With a series of missteps, including “Mortdecai” and “Transcendence,” it’s easy to forget how good of an actor Johnny Depp really is.
“Black Mass” helps to remind audiences of Depp’s talents, a dynamic performance as Whitey Bulger that is his best work in more than a decade.
“Black Mass” follows Bulger’s rise as one of the most notorious mobsters in history, starting with an alliance with the FBI orchestrated by childhood friend John Connolly (Joel Edgerton).
Connolly sees this as an opportunity to not only make good in the ranks of the FBI, but as a chance to make a little money on the side with Bulger and his crew.
Bulger exploits this deal to the fullest extent, using it to eliminate his criminal enemies and build his territory, all the while thumbing his nose at the FBI.
“Black Mass” could have easily painted Bulger as a monster (which he clearly was) and left it at that, but Depp helps to fill in the complexities. This is a man scarred by personal tragedy and used his power to heal those wounds.
Depp, buried under the makeup and contacts and false teeth, brings out those complexities. It’s a surprisingly restrained performance, one that reminded me of his work in “Blow” and “Donnie Brasco.”
Mark Mallouk and Jez Butterworth’s screenplay is as much an indictment on the FBI – specifically Connolly – for its part in allowing Bulger’s crime syndicate to grow as it is an indictment of Bulger – a morality tale with Connolly at the center.
Edgerton plays that struggle well, part of a solid supporting cast that also includes Benedict Cumberbatch, Kevin Bacon and Peter Sarsgaard.
But the main attraction is Depp, who is likely headed to an Oscar nomination, perhaps even a win.
It’s definitely one of the most interesting performances in one of 2015’s more interesting films.
Also in theaters
Another new release this week also features a comeback of sorts, with Lily Tomlin’s strong performance anchoring “Grandma” (B+) – a solid showcase that proves to have a little more substance than the trailer suggests.

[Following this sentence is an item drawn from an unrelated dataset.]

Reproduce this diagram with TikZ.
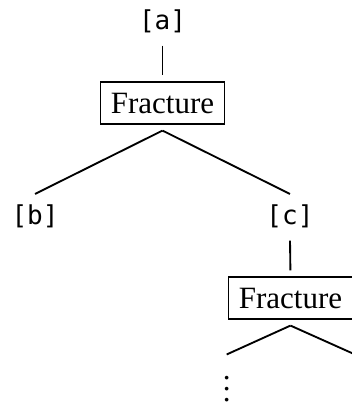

Tomlin plays Elle, a recluse writer still getting over the loss of her longtime girlfriend.
Elle has tried to restart her life, getting into a relationship with a much younger woman (Judy Greer), but is on the verge of ending that.
Things get further complicated when her granddaughter Sage (Julia Garner) shows up needing $600 dollars before sundown. Since Elle is broke, and has cut up her credit cards, the pair set out to get the money back from old friends and acquaintances without Sage’s mom Judy (Marcia Gay Harden) finding out.
At first, “Grandma” feels like it will play out as an amiable little comedy, with Tomlin’s Elle nothing more than a fast-talking, full of sass, grandmother caricature.
Things take a surprising turn for the good in the second half, when writer/director Paul Weitz’s script takes a more serious turn.
We learn of old wounds and lifelong regrets from Elle, particularly in an extended scene with Sam Elliott. It’s a payoff that packs as tough of an emotional punch as any film in 2015. Watching these two actors in this scene is an absolute joy and takes “Grandma” to another level.
It’s just one of the reasons audiences should seek out this hidden gem.
“Grandma” is rated R for language and some drug use and is now playing at the Regal Bowling Green Stadium 12.